> **Task brief**
Pictures stay out of this copy, which runs from the first line of the material through the line containing "import matplotlib.pyplot as plt".

> **Data block**
--- --- ---
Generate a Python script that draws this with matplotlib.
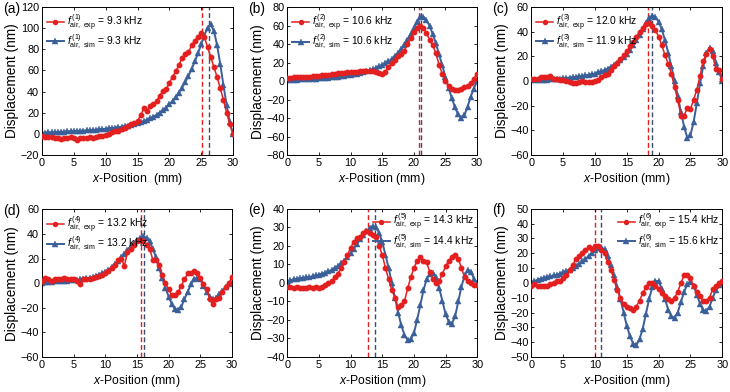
"""
Six-panel displacement profiles: measured vs simulated mode shapes.
"""

import numpy as np
import matplotlib
matplotlib.use("Agg")
import matplotlib.pyplot as plt

plt.rcParams['font.family'] = ['Liberation Sans', 'DejaVu Sans']
plt.rcParams['mathtext.fontset'] = 'custom'
plt.rcParams['mathtext.rm'] = 'Liberation Sans'
plt.rcParams['mathtext.it'] = 'Liberation Sans:italic'

# sampling grid of the read-off values (mm)
x_pos = np.linspace(0, 30, 61)

panel_tags = ['(a)', '(b)', '(c)', '(d)', '(e)', '(f)']
mode_no = [1, 2, 3, 4, 5, 6]
f_exp = ['9.3', '10.6', '12.0', '13.2', '14.3', '15.4']
f_sim = ['9.3', '10.6', '11.9', '13.2', '14.4', '15.6']
peak_exp = [25.1, 20.8, 18.4, 15.6, 12.8, 9.95]
peak_sim = [26.2, 21.1, 18.9, 16.1, 13.8, 10.9]
y_limits = [(-20, 120), (-80, 80), (-60, 60), (-60, 60), (-40, 40), (-50, 50)]
y_steps = [20, 20, 20, 20, 10, 10]

exp_a = [-2, -3, -3, -3, -4, -4, -5, -4, -4, -3, -4, -6, -4, -4, -4, -3, -4, -3, -2, -2,
         -1, 0, 2, 3, 3, 5, 6, 7, 9, 10, 12, 18, 24, 22, 26, 28, 31, 36, 41, 42,
         48, 54, 59, 65, 72, 76, 77, 84, 88, 92, 95, 92, 82, 73, 63, 54, 43, 32, 20, 9, 0]
sim_a = [1.0, 1.2, 1.4, 1.5, 1.7, 1.8, 2.0, 2.1, 2.3, 2.4, 2.6, 2.8, 3.0, 3.1, 3.3, 3.5,
         3.7, 3.9, 4.2, 4.5, 4.8, 5.1, 5.5, 5.9, 6.3, 6.8, 7.3, 7.9, 8.6, 9.3, 10.1, 11.0,
         12.0, 13.2, 14.6, 16.2, 18.0, 20.0, 22.3, 24.9, 27.8, 31.1, 34.8, 39.0, 43.7, 49.0,
         54.8, 61.3, 68.5, 76.3, 84.6, 93.0, 100.5, 103.5, 97.5, 84.0, 66.0, 46.0, 27.0, 11.0, 0.0]

exp_b = [3, 3, 4, 4, 4, 5, 5, 5, 6, 6, 6, 7, 7, 7, 8, 8, 9, 9, 9, 10,
         10, 10, 10, 11, 11, 11, 11, 11, 10, 9, 8, 10, 15, 20, 23, 27, 29, 33, 40, 47,
         53, 58, 60, 58, 52, 45, 39, 30, 18, 8, 0, -5, -8, -10, -10, -8, -6, -5, -2, 2, 8]
sim_b = [1, 1.2, 1.4, 1.6, 1.8, 2, 2.2, 2.4, 2.6, 2.8, 3, 3.3, 3.6, 3.9, 4.2, 4.6,
         5, 5.4, 5.8, 6.3, 6.8, 7.4, 8, 8.8, 9.6, 10.6, 11.8, 13, 14.5, 16, 17.5, 19.5,
         21.5, 24, 27, 30.5, 34.5, 39.5, 45, 51, 57.5, 64, 69, 70, 66, 60, 51, 41, 29, 17,
         5, -7, -18, -28, -36, -40, -37, -28, -17, -8, 0]

exp_c = [2, 2, 2, 3, 3, 3, 4, 2, 2, 1, 1, 0, -1, -2, -2, -1, 0, -1, -1, -1,
         0, 1, 3, 5, 6, 9, 12, 15, 18, 21, 24, 28, 32, 36, 40, 43, 46, 47, 45, 41,
         36, 29, 21, 14, 6, -5, -15, -28, -28, -22, -23, -15, -7, 4, 16, 22, 26, 20, 10, 9, 2]
sim_c = [0.5, 0.6, 0.8, 0.9, 1, 1.2, 1.4, 1.6, 1.8, 2, 2.2, 2.5, 2.8, 3, 3.4, 3.7,
         4, 4.5, 5, 5.5, 6, 7, 8, 9, 10, 11.5, 13, 15, 17, 19.5, 22, 25.5, 29, 33, 37, 42,
         47, 51, 53, 52, 48, 42, 33, 23, 12, 0, -12, -25, -37, -46, -44, -33, -18, -2, 12,
         23, 27, 24, 15, 7, 0]

exp_d = [2, 4, 3, 2, 3, 3, 3, 4, 3, 3, 3, 2, -1, 3, 3, 3, 4, 5, 6, 7,
         8, 10, 12, 15, 19, 20, 14, 25, 28, 31, 34, 35, 34, 31, 28, 19, 19, 15, 7, 0,
         -5, -10, -10, -7, -2, 3, 8, 8, 10, 8, 4, -1, -5, -13, -17, -13, -12, -7, -3, 0, 5]
sim_d = [0.5, 0.7, 1, 1.2, 1.5, 1.6, 1.8, 1.9, 2, 2.3, 2.5, 2.7, 3, 3.5, 4, 4.5,
         5, 6, 7, 8, 9, 11, 13, 15.5, 18, 21, 24, 27, 30, 32.5, 35, 37, 38, 37, 34, 28,
         21, 12, 4, -4, -11, -17, -21, -21.5, -19, -13, -7, -1, 3, 4.5, 3, -2, -7, -11,
         -13, -12, -9, -6, -3, -1, 0]

exp_e = [-2, -2, -3, -2, -3, -3, -3, -2, -3, -2, -3, -2, -1, 0, 1, 3, 5, 8, 11, 15,
         19, 22, 24, 25, 27, 28, 27, 26, 25, 20, 15, 8, 2, -4, -8, -13, -12, -10, -3, 3,
         8, 12, 14, 12, 11, 6, 2, 0, 1, 5, 9, 12, 14, 15, 13, 8, 3, 1, 0, -1, -1]
sim_e = [0.5, 1.3, 2, 2.2, 2.5, 2.7, 3, 3.2, 3.5, 4, 4.5, 5, 5.5, 6.2, 7, 8,
         9, 10.5, 12, 14, 16, 18.5, 21, 23.5, 26, 28, 29.5, 30.5, 30, 27, 22, 15, 8, 0,
         -8, -16, -23, -28, -31, -30.5, -27, -20, -12, -4, 2, 5, 5.5, 3, -3, -10, -17,
         -21, -22, -18, -10, -2, 4, 7, 6, 2, 0]

exp_f = [-2, -1, -2, -2, -2, -2, -1, 0, 1, 1, 3, 5, 9, 12, 16, 18, 20, 22, 24, 23,
         25, 25, 22, 20, 14, 9, 2, -5, -10, -14, -16, -17, -18, -16, -12, -7, -3, 0, 0, -2,
         -4, -7, -9, -11, -12, -10, -6, 0, 5, 5, 3, -2, -6, -9, -12, -12, -10, -4, -2, 0, 1]
sim_f = [0.5, 1.3, 2, 2.8, 3.5, 4, 4.5, 5, 5.5, 6.2, 7, 8, 9, 10.2, 11.5, 13,
         14.5, 16.2, 18, 20, 22, 23.5, 24, 22.5, 18, 12, 5, -3, -11, -20, -29, -36,
         -41, -42, -38, -31, -21, -11, -3, 1.5, 1, -4, -11, -18, -22.5, -23.5, -20, -13,
         -6, -1, 0.5, -2, -8, -14, -18.5, -19, -16, -10, -5, -1.5, 0]

exp_series = [exp_a, exp_b, exp_c, exp_d, exp_e, exp_f]
sim_series = [sim_a, sim_b, sim_c, sim_d, sim_e, sim_f]

RED = '#e3201f'
BLUE = '#3a5f99'
DARK = '#3c4c66'

# axes boxes in pixels: left, right, top, bottom
boxes = [(42, 233, 7, 155), (287.3, 477, 7.3, 155), (531.3, 722.3, 7, 155),
         (42, 232, 209.3, 357), (287.3, 477.3, 208.7, 357), (531.3, 722.3, 208.7, 357)]
W, H = 730, 392

fig = plt.figure(figsize=(7.3, 3.92), dpi=100)

for i in range(6):
    l, r, t, b = boxes[i]
    ax = fig.add_axes([l / W, 1 - b / H, (r - l) / W, (b - t) / H])

    ax.plot(x_pos, exp_series[i], '-o', color=RED, lw=1.1, ms=3.2, zorder=3,
            label=r'$f^{\,(%d)}_{\mathrm{air,\ exp}}$ = %s kHz' % (mode_no[i], f_exp[i]))
    ax.plot(x_pos, sim_series[i], '-^', color=BLUE, lw=1.4, ms=4.4, mew=0.3, zorder=2,
            label=r'$f^{\,(%d)}_{\mathrm{air,\ sim}}$ = %s kHz' % (mode_no[i], f_sim[i]))
    ax.axvline(peak_exp[i], color=RED, ls='--', lw=1.0, dashes=(3.5, 2), zorder=1)
    ax.axvline(peak_sim[i], color=DARK, ls='--', lw=1.0, dashes=(3.5, 2), zorder=1)

    lo, hi = y_limits[i]
    ax.set_xlim(0, 30)
    ax.set_ylim(lo, hi)
    ax.set_xticks(np.arange(0, 31, 5))
    ax.set_yticks(np.arange(lo, hi + 1, y_steps[i]))
    ax.tick_params(labelsize=7.8, direction='in', length=2.5, width=0.6, pad=2,
                   top=True, right=True)
    for s in ax.spines.values():
        s.set_linewidth(0.7)

    xlab = r'$x$-Position  (mm)' if i == 0 else r'$x$-Position (mm)'
    ax.set_xlabel(xlab, fontsize=8.8, labelpad=2)
    ax.set_ylabel('Displacement (nm)', fontsize=9.8, labelpad=1)

    loc = 'upper right' if i >= 4 else 'upper left'
    pad = 0.1 if i >= 4 else 0.3
    ax.legend(loc=loc, frameon=False, fontsize=7.4, handlelength=1.6,
              handletextpad=0.3, labelspacing=0.0, borderaxespad=pad,
              borderpad=0.2, markerscale=0.9)

    fig.text((l - 39) / W, 1 - (t + 1.5) / H, panel_tags[i], fontsize=10,
             ha='left', va='center')

fig.savefig('out.png', dpi=100)
plt.close(fig)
--- --- ---
> **Correct output**
Generate a Python script that draws this with matplotlib.
"""
Six-panel displacement profiles: measured vs simulated mode shapes.
"""

import numpy as np
import matplotlib
matplotlib.use("Agg")
import matplotlib.pyplot as plt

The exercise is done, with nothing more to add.